Entries with chart source code:
^^^^^^^^^^^^^^^^
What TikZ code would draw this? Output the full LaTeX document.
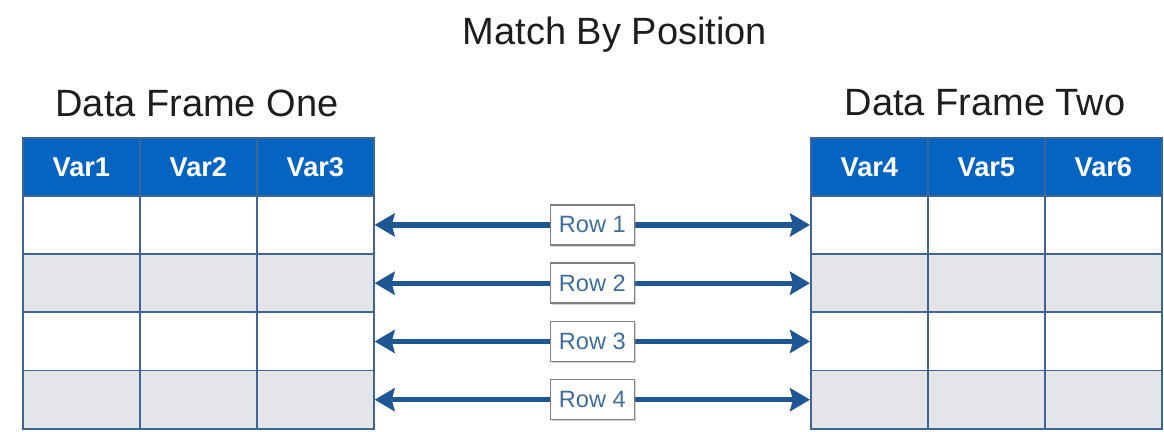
\documentclass[tikz,border=0pt]{standalone}
\usepackage{fontspec}
\setmainfont{Liberation Sans}
\usetikzlibrary{arrows.meta,shadows}

\definecolor{hdrblue}{RGB}{5,99,193}
\definecolor{gridblue}{RGB}{62,102,148}
\definecolor{rowgray}{RGB}{228,229,233}
\definecolor{arrowblue}{RGB}{31,86,148}
\definecolor{labelblue}{RGB}{62,110,160}
\definecolor{inkgray}{RGB}{30,30,30}

\tikzset{
  cell/.style={draw=gridblue, line width=0.85pt, minimum width=58.5pt,
    minimum height=29.1pt, inner sep=0pt, anchor=north west},
  hdrcell/.style={cell, fill=hdrblue, minimum height=29pt, text=white,
    font=\fontsize{13.6}{15}\selectfont\bfseries},
  caption/.style={text=inkgray, font=\fontsize{19}{22}\selectfont},
  link/.style={draw=arrowblue, line width=2.6pt,
    {Stealth[length=10pt,width=11.5pt,inset=1.5pt]}-{Stealth[length=10pt,width=11.5pt,inset=1.5pt]}},
  rowlabel/.style={draw=gray, line width=0.7pt, fill=white, text=labelblue,
    minimum width=42pt, minimum height=20pt, inner sep=0pt,
    font=\fontsize{11.8}{13}\selectfont,
    drop shadow={shadow xshift=0.8pt, shadow yshift=-0.9pt, opacity=0.35}}
}

\begin{document}
\begin{tikzpicture}[x=0.5pt, y=-0.5pt]
  \useasboundingbox (0,0) rectangle (1164,432);

  % titles
  \node[caption] (title) at (615,35) {Match By Position};
  \node[caption] (one) at (197,103) {Data Frame One};
  \node[caption] (two) at (985,103) {Data Frame Two};

  % header rows
  \foreach \v [count=\i] in {Var1,Var2,Var3}
    \node[hdrcell] (L-0-\i) at ({22+117*(\i-1)},137) {\v};
  \foreach \v [count=\i] in {Var4,Var5,Var6}
    \node[hdrcell] (R-0-\i) at ({810+117*(\i-1)},137) {\v};

  % body rows, white and gray in turn
  \foreach \r/\shade in {1/white,2/rowgray,3/white,4/rowgray}
    \foreach \i in {1,2,3} {
      \node[cell, fill=\shade] (L-\r-\i) at ({22+117*(\i-1)},{195+58.25*(\r-1)}) {};
      \node[cell, fill=\shade] (R-\r-\i) at ({810+117*(\i-1)},{195+58.25*(\r-1)}) {};
    }

  % row links
  \foreach \r in {1,...,4}
    \draw[link] (L-\r-3.east) -- (R-\r-1.west) node[rowlabel, pos=0.5] (row\r) {Row \r};
\end{tikzpicture}
\end{document}
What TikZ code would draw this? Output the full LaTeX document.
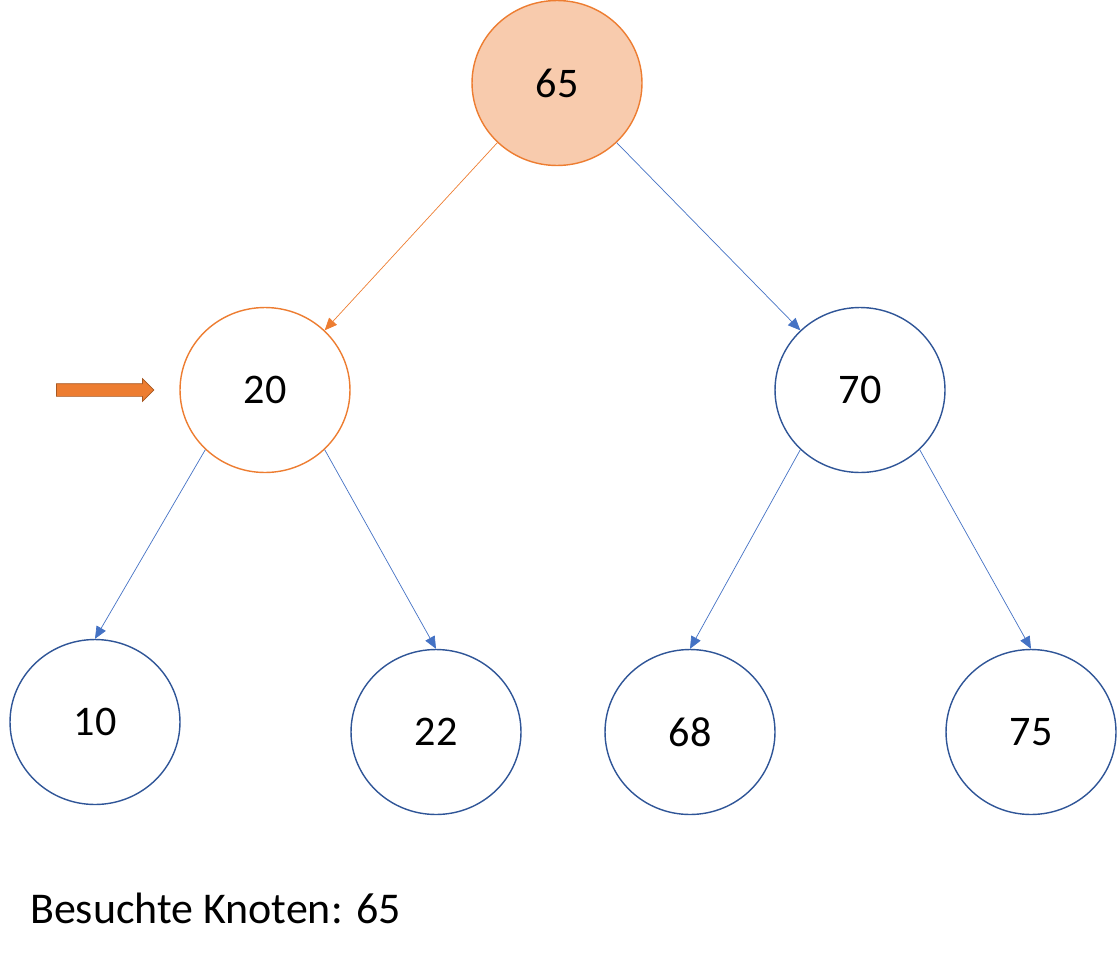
\documentclass[tikz,border=0pt]{standalone}
\usepackage{fontspec}
\setmainfont{Carlito}
\usetikzlibrary{positioning,shapes.geometric,shapes.arrows,arrows.meta}
\definecolor{nodeblue}{HTML}{2F5597}
\definecolor{edgeblue}{HTML}{4472C4}
\definecolor{hiorange}{HTML}{ED7D31}
\definecolor{hifill}{HTML}{F8CBAD}
\tikzset{
  knot/.style={draw=nodeblue,thick,ellipse,minimum width=3.4cm,minimum height=3.3cm,font=\fontsize{24}{28}\selectfont},
  seen/.style={knot,draw=hiorange,fill=hifill},
  active/.style={knot,draw=hiorange},
  link/.style={-{Triangle[length=7pt,width=6pt]},edgeblue,thin},
}
\begin{document}
\begin{tikzpicture}[x=0.02cm,y=-0.02cm]
	\useasboundingbox (0,0) rectangle (1118,960);
	\node[seen] (n65) at (557,83) {65};
	\node[active] (n20) at (265,390) {20};
	\node[knot] (n70) at (860,390) {70};
	\node[knot] (n10) at (95,722) {10};
	\node[knot] (n22) at (436,732) {22};
	\node[knot] (n68) at (690,732) {68};
	\node[knot] (n75) at (1031,732) {75};
	\node[single arrow,draw=hiorange!70!black,fill=hiorange,inner sep=0.12cm,minimum width=0.45cm,single arrow head extend=0.1cm,minimum height=1.95cm] (pointer) at (102,390) {};
	\node[anchor=west,font=\fontsize{25}{30}\selectfont] (seenlist) at (24,908) {Besuchte Knoten: 65};
	
	\draw[link,hiorange] (n65.225) -- (n20.45);
	\draw[link] (n65.315) -- (n70.135);
	\draw[link] (n20.225) -- (n10.north);
	\draw[link] (n20.315) -- (n22.north);
	\draw[link] (n70.225) -- (n68.north);
	\draw[link] (n70.315) -- (n75.north);
\end{tikzpicture}
\end{document}
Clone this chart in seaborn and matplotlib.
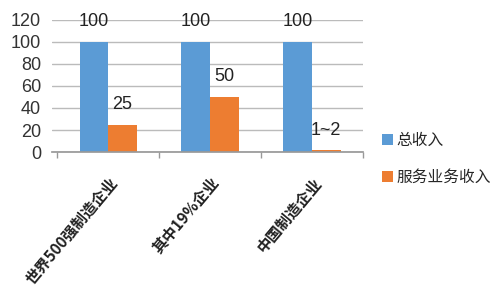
^^^^^^^^^^^^^^^^
## Instructions to follow
Restate the listing above word for word, and skip the pictures.

## Final result
What TikZ code would draw this? Output the full LaTeX document.
\documentclass[tikz,border=0pt]{standalone}
\usepackage{fontspec}
\setmainfont{Liberation Sans}
\usetikzlibrary{arrows.meta,shadows}

\definecolor{hdrblue}{RGB}{5,99,193}
\definecolor{gridblue}{RGB}{62,102,148}
\definecolor{rowgray}{RGB}{228,229,233}
\definecolor{arrowblue}{RGB}{31,86,148}
\definecolor{labelblue}{RGB}{62,110,160}
\definecolor{inkgray}{RGB}{30,30,30}

\tikzset{
  cell/.style={draw=gridblue, line width=0.85pt, minimum width=58.5pt,
    minimum height=29.1pt, inner sep=0pt, anchor=north west},
  hdrcell/.style={cell, fill=hdrblue, minimum height=29pt, text=white,
    font=\fontsize{13.6}{15}\selectfont\bfseries},
  caption/.style={text=inkgray, font=\fontsize{19}{22}\selectfont},
  link/.style={draw=arrowblue, line width=2.6pt,
    {Stealth[length=10pt,width=11.5pt,inset=1.5pt]}-{Stealth[length=10pt,width=11.5pt,inset=1.5pt]}},
  rowlabel/.style={draw=gray, line width=0.7pt, fill=white, text=labelblue,
    minimum width=42pt, minimum height=20pt, inner sep=0pt,
    font=\fontsize{11.8}{13}\selectfont,
    drop shadow={shadow xshift=0.8pt, shadow yshift=-0.9pt, opacity=0.35}}
}

\begin{document}
\begin{tikzpicture}[x=0.5pt, y=-0.5pt]
  \useasboundingbox (0,0) rectangle (1164,432);

  % titles
  \node[caption] (title) at (615,35) {Match By Position};
  \node[caption] (one) at (197,103) {Data Frame One};
  \node[caption] (two) at (985,103) {Data Frame Two};

  % header rows
  \foreach \v [count=\i] in {Var1,Var2,Var3}
    \node[hdrcell] (L-0-\i) at ({22+117*(\i-1)},137) {\v};
  \foreach \v [count=\i] in {Var4,Var5,Var6}
    \node[hdrcell] (R-0-\i) at ({810+117*(\i-1)},137) {\v};

  % body rows, white and gray in turn
  \foreach \r/\shade in {1/white,2/rowgray,3/white,4/rowgray}
    \foreach \i in {1,2,3} {
      \node[cell, fill=\shade] (L-\r-\i) at ({22+117*(\i-1)},{195+58.25*(\r-1)}) {};
      \node[cell, fill=\shade] (R-\r-\i) at ({810+117*(\i-1)},{195+58.25*(\r-1)}) {};
    }

  % row links
  \foreach \r in {1,...,4}
    \draw[link] (L-\r-3.east) -- (R-\r-1.west) node[rowlabel, pos=0.5] (row\r) {Row \r};
\end{tikzpicture}
\end{document}
What TikZ code would draw this? Output the full LaTeX document.
\documentclass[tikz,border=0pt]{standalone}
\usepackage{fontspec}
\setmainfont{Carlito}
\usetikzlibrary{positioning,shapes.geometric,shapes.arrows,arrows.meta}
\definecolor{nodeblue}{HTML}{2F5597}
\definecolor{edgeblue}{HTML}{4472C4}
\definecolor{hiorange}{HTML}{ED7D31}
\definecolor{hifill}{HTML}{F8CBAD}
\tikzset{
  knot/.style={draw=nodeblue,thick,ellipse,minimum width=3.4cm,minimum height=3.3cm,font=\fontsize{24}{28}\selectfont},
  seen/.style={knot,draw=hiorange,fill=hifill},
  active/.style={knot,draw=hiorange},
  link/.style={-{Triangle[length=7pt,width=6pt]},edgeblue,thin},
}
\begin{document}
\begin{tikzpicture}[x=0.02cm,y=-0.02cm]
	\useasboundingbox (0,0) rectangle (1118,960);
	\node[seen] (n65) at (557,83) {65};
	\node[active] (n20) at (265,390) {20};
	\node[knot] (n70) at (860,390) {70};
	\node[knot] (n10) at (95,722) {10};
	\node[knot] (n22) at (436,732) {22};
	\node[knot] (n68) at (690,732) {68};
	\node[knot] (n75) at (1031,732) {75};
	\node[single arrow,draw=hiorange!70!black,fill=hiorange,inner sep=0.12cm,minimum width=0.45cm,single arrow head extend=0.1cm,minimum height=1.95cm] (pointer) at (102,390) {};
	\node[anchor=west,font=\fontsize{25}{30}\selectfont] (seenlist) at (24,908) {Besuchte Knoten: 65};
	
	\draw[link,hiorange] (n65.225) -- (n20.45);
	\draw[link] (n65.315) -- (n70.135);
	\draw[link] (n20.225) -- (n10.north);
	\draw[link] (n20.315) -- (n22.north);
	\draw[link] (n70.225) -- (n68.north);
	\draw[link] (n70.315) -- (n75.north);
\end{tikzpicture}
\end{document}
Clone this chart in seaborn and matplotlib.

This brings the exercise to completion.